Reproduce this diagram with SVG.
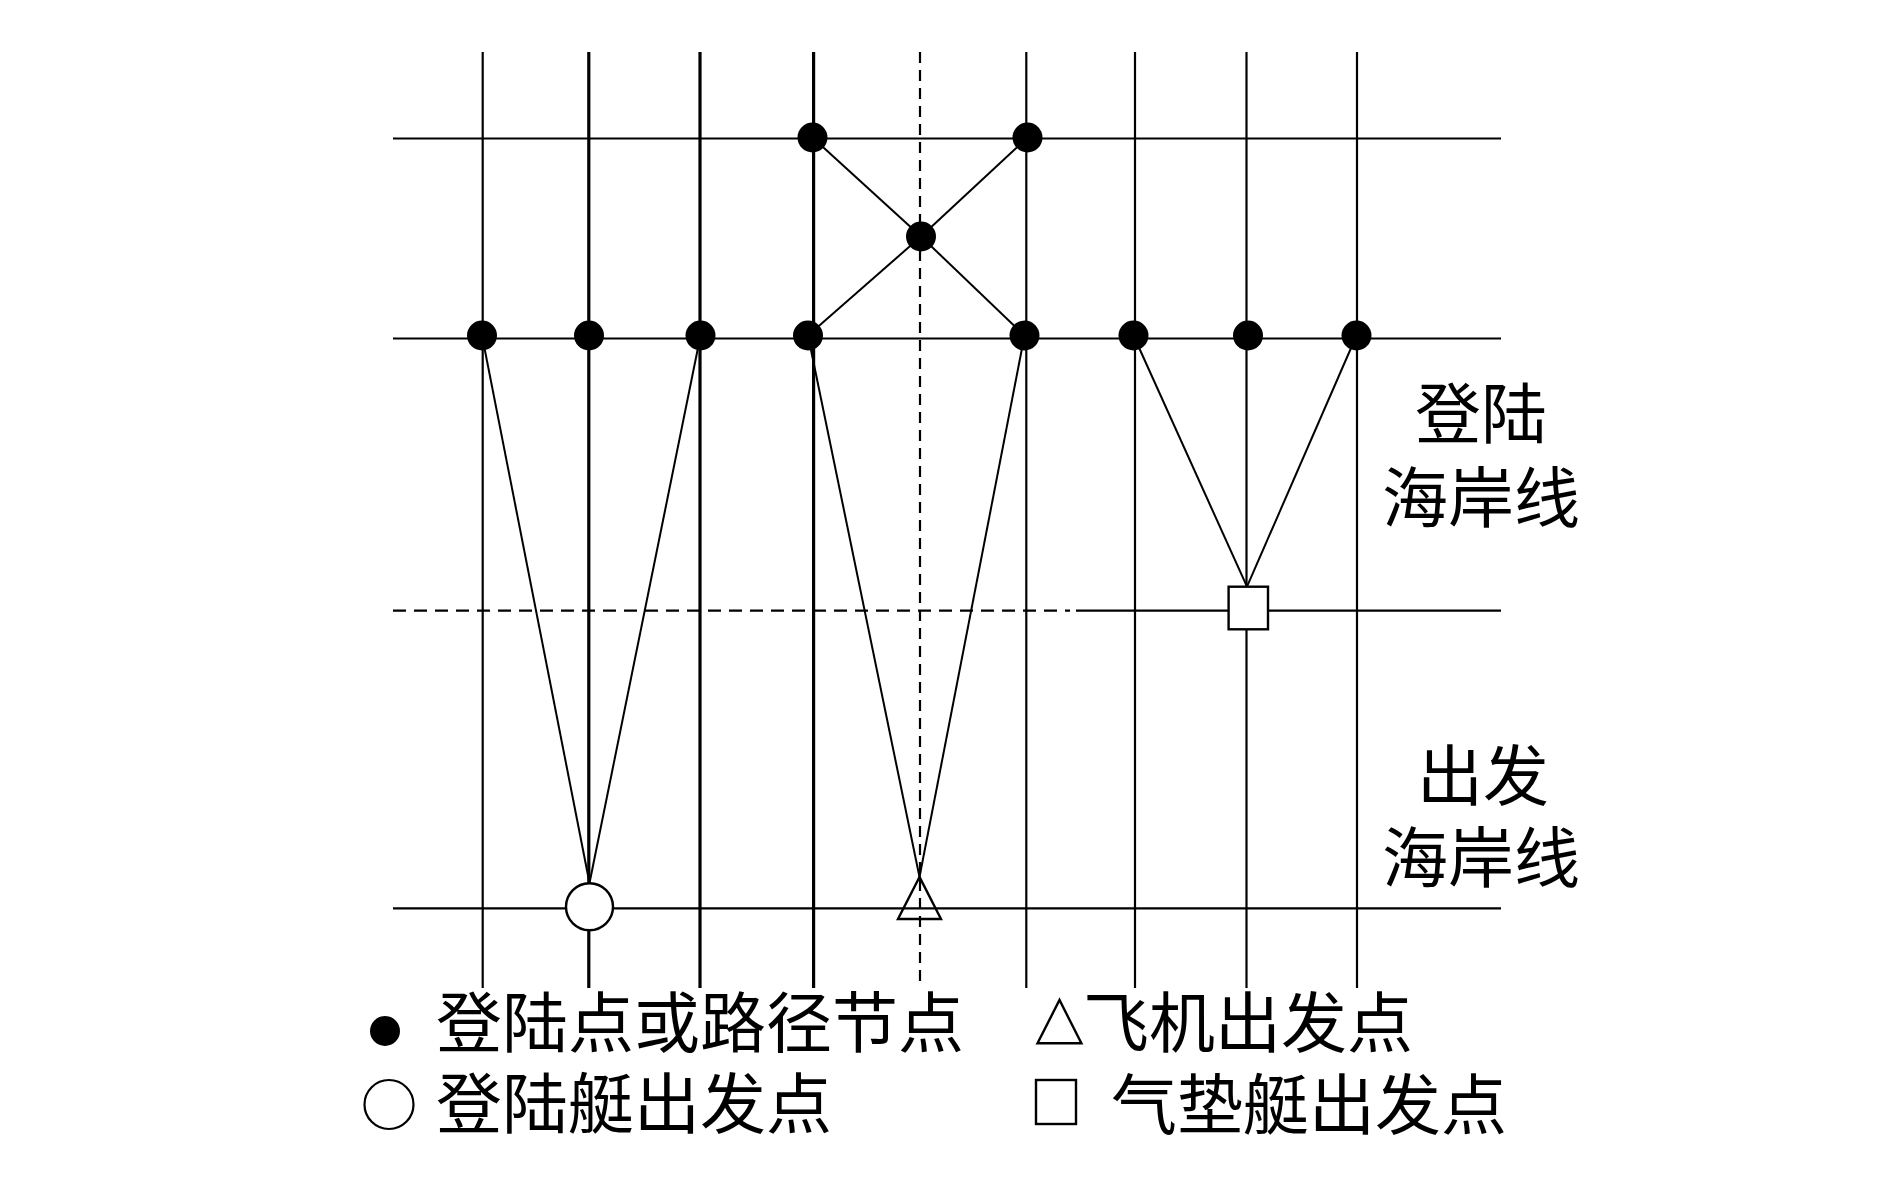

...

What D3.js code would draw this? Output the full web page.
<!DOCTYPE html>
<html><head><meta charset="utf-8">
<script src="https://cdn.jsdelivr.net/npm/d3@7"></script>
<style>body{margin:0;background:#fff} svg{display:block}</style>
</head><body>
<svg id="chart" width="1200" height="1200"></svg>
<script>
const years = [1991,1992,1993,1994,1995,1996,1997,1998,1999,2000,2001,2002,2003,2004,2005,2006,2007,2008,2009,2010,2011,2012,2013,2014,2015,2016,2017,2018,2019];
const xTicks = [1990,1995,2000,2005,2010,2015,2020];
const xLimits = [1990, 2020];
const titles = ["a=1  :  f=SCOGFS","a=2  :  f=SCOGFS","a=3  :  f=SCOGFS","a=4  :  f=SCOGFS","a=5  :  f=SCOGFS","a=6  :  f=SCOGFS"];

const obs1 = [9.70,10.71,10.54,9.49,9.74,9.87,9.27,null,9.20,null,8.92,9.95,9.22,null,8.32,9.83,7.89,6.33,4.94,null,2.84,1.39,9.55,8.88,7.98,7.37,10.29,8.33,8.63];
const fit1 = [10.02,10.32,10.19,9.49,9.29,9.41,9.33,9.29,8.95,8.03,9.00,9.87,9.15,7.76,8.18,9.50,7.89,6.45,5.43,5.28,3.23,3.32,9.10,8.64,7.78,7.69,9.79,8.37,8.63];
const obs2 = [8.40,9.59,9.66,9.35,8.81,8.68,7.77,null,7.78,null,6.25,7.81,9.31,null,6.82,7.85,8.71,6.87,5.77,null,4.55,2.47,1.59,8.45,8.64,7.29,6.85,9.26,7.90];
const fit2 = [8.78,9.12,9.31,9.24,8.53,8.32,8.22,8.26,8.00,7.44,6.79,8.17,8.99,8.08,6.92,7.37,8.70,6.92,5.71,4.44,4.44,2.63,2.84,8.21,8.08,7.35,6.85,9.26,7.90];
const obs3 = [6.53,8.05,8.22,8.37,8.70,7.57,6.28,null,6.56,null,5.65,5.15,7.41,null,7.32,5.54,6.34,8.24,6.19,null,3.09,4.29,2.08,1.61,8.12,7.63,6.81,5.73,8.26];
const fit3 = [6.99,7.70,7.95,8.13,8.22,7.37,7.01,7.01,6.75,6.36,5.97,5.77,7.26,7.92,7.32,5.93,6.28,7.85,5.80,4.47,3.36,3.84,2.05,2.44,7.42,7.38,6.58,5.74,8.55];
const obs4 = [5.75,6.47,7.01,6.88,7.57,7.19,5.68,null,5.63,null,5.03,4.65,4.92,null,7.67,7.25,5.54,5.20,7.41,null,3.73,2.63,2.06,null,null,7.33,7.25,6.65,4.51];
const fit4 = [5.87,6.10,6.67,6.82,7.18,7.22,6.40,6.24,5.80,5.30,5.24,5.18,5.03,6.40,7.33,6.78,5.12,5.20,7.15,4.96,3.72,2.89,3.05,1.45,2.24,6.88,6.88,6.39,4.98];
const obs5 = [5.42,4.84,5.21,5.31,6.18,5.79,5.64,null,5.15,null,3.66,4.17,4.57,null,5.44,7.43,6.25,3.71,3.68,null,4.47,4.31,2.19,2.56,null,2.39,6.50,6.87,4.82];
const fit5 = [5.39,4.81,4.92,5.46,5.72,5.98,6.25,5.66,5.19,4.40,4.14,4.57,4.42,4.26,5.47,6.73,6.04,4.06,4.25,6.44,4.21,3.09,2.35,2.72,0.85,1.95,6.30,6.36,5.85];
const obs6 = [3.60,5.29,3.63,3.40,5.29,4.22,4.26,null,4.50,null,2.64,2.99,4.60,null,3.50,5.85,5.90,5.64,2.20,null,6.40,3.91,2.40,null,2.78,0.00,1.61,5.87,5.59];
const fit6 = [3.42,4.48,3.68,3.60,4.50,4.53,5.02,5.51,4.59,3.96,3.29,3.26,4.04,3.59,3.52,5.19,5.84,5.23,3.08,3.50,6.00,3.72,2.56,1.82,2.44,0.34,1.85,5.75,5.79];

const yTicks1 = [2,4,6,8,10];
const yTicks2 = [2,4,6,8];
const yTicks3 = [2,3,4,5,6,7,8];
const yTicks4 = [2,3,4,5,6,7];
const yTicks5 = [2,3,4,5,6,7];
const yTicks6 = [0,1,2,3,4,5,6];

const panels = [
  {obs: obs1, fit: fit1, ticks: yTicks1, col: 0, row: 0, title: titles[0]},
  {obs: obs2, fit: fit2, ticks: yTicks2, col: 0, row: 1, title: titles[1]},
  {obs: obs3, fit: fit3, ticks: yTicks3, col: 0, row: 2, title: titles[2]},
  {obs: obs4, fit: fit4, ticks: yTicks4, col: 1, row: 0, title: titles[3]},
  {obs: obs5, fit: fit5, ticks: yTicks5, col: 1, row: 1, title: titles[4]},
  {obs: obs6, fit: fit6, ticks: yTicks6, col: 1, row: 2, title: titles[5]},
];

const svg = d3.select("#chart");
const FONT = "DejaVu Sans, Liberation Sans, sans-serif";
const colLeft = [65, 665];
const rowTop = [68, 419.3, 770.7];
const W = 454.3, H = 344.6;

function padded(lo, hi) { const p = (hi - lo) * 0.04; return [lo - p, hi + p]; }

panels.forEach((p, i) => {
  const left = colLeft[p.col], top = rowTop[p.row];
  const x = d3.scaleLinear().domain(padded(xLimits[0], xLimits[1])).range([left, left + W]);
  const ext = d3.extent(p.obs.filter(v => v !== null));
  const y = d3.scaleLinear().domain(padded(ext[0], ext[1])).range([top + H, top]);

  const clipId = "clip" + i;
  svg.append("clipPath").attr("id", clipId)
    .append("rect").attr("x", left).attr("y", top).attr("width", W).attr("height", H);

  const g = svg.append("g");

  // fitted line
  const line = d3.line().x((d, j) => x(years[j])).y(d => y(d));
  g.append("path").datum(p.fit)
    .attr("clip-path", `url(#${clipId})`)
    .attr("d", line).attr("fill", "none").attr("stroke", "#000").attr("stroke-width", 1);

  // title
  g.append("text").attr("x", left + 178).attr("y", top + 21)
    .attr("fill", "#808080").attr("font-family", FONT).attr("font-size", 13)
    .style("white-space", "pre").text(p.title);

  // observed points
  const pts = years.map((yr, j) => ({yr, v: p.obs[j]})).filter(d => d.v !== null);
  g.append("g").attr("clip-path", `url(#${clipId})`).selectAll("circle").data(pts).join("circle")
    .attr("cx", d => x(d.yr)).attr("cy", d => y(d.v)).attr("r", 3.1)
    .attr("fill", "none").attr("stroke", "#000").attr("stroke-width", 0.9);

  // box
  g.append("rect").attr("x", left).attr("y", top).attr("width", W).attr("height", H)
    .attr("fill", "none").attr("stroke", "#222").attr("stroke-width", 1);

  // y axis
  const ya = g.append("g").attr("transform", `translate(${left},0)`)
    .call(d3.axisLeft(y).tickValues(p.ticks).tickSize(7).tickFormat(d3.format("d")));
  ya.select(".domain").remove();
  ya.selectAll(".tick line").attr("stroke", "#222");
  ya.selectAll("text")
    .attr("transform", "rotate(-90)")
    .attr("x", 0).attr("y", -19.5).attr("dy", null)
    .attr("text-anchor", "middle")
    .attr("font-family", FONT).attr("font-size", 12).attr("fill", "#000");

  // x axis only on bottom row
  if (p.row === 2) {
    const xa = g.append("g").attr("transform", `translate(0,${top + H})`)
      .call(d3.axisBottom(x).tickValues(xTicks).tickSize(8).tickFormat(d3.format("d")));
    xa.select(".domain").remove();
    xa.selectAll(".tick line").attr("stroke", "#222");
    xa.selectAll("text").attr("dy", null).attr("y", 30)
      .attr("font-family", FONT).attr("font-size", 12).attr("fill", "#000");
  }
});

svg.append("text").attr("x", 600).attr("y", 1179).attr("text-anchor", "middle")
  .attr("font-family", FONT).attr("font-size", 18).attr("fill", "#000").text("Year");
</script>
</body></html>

---

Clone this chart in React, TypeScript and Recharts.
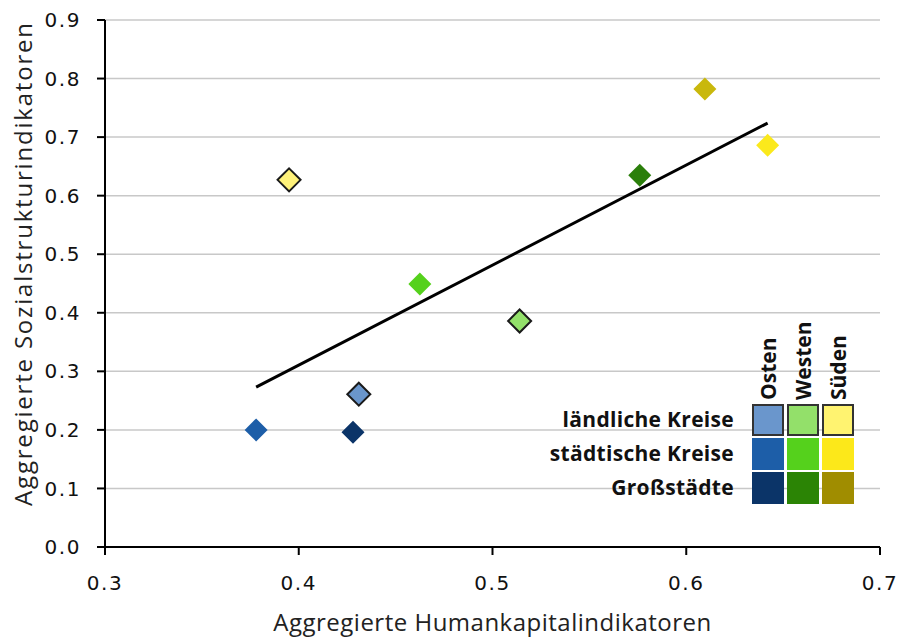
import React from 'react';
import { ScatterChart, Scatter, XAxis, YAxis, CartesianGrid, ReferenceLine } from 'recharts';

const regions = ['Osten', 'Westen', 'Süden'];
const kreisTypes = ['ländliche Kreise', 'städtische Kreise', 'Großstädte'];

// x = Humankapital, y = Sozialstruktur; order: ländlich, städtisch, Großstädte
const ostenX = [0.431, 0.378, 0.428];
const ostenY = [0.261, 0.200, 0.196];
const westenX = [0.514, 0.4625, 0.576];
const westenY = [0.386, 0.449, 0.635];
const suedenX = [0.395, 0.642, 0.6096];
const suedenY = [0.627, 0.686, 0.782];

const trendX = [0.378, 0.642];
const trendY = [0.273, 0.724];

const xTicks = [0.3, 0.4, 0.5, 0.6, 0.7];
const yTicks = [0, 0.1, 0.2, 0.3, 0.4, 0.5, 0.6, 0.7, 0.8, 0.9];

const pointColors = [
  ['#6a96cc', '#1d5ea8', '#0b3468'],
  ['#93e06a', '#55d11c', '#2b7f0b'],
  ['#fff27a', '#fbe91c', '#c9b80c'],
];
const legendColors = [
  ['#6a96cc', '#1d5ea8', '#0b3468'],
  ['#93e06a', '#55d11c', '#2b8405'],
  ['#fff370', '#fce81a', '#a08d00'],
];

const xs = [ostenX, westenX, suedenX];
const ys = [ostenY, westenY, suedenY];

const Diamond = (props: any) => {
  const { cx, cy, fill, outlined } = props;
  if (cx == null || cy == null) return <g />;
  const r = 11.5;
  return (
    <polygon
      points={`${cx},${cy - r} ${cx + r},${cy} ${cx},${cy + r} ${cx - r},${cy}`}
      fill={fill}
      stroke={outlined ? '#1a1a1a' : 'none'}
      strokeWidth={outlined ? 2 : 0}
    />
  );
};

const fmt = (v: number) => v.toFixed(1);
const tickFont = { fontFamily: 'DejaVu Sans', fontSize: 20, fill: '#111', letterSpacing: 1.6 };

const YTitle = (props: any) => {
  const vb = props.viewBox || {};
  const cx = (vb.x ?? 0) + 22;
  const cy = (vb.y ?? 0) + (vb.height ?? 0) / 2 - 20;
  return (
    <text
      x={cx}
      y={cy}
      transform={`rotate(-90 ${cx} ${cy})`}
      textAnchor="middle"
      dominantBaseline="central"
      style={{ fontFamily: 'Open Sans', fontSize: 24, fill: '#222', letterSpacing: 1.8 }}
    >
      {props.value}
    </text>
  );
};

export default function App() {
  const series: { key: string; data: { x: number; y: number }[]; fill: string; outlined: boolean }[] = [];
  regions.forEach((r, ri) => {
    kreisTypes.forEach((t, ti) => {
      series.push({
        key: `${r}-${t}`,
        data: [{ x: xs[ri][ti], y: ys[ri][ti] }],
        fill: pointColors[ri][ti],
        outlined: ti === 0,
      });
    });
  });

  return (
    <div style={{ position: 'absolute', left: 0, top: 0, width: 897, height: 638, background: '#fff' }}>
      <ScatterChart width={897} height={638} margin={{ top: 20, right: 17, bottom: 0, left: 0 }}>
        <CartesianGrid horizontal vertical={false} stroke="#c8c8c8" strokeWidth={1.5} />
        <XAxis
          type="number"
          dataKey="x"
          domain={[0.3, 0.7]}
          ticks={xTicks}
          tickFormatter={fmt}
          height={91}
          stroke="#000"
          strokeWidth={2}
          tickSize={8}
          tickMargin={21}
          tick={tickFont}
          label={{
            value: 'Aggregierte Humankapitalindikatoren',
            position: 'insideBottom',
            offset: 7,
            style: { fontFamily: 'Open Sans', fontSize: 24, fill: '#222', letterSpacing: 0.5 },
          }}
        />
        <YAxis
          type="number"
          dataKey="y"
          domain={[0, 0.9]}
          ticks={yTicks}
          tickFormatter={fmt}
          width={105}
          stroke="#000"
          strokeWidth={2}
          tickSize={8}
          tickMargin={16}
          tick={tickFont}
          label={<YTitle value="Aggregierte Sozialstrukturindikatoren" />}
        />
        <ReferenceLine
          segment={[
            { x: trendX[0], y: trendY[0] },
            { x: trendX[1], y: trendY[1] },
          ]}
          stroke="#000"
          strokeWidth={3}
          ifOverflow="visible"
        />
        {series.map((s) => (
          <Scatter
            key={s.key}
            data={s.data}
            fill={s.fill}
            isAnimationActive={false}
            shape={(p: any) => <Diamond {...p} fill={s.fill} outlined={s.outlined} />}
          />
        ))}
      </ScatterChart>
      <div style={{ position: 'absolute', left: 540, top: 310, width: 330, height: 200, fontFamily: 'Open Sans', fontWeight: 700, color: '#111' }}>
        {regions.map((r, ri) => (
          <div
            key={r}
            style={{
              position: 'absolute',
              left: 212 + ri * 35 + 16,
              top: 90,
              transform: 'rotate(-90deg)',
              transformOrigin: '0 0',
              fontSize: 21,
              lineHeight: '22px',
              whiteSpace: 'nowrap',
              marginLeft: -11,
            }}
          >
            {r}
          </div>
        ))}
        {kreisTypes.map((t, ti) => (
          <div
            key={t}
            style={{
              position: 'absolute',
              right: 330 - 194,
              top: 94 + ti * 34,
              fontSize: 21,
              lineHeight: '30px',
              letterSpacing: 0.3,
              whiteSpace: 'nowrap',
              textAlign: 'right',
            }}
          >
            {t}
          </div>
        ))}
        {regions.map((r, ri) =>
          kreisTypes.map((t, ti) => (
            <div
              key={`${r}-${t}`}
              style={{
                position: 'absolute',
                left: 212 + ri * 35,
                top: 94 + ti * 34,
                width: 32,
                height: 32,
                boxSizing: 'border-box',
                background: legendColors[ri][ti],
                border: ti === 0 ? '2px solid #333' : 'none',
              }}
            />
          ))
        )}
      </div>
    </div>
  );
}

# [Instructions to follow]
Take the lines above starting at the one containing "Clone this chart" and ending at the one containing "const ys = [ostenY, westenY, suedenY];", and print them again exactly, without pictures.

# [Exercise response]
Clone this chart in React, TypeScript and Recharts.
import React from 'react';
import { ScatterChart, Scatter, XAxis, YAxis, CartesianGrid, ReferenceLine } from 'recharts';

const regions = ['Osten', 'Westen', 'Süden'];
const kreisTypes = ['ländliche Kreise', 'städtische Kreise', 'Großstädte'];

// x = Humankapital, y = Sozialstruktur; order: ländlich, städtisch, Großstädte
const ostenX = [0.431, 0.378, 0.428];
const ostenY = [0.261, 0.200, 0.196];
const westenX = [0.514, 0.4625, 0.576];
const westenY = [0.386, 0.449, 0.635];
const suedenX = [0.395, 0.642, 0.6096];
const suedenY = [0.627, 0.686, 0.782];

const trendX = [0.378, 0.642];
const trendY = [0.273, 0.724];

const xTicks = [0.3, 0.4, 0.5, 0.6, 0.7];
const yTicks = [0, 0.1, 0.2, 0.3, 0.4, 0.5, 0.6, 0.7, 0.8, 0.9];

const pointColors = [
  ['#6a96cc', '#1d5ea8', '#0b3468'],
  ['#93e06a', '#55d11c', '#2b7f0b'],
  ['#fff27a', '#fbe91c', '#c9b80c'],
];
const legendColors = [
  ['#6a96cc', '#1d5ea8', '#0b3468'],
  ['#93e06a', '#55d11c', '#2b8405'],
  ['#fff370', '#fce81a', '#a08d00'],
];

const xs = [ostenX, westenX, suedenX];
const ys = [ostenY, westenY, suedenY];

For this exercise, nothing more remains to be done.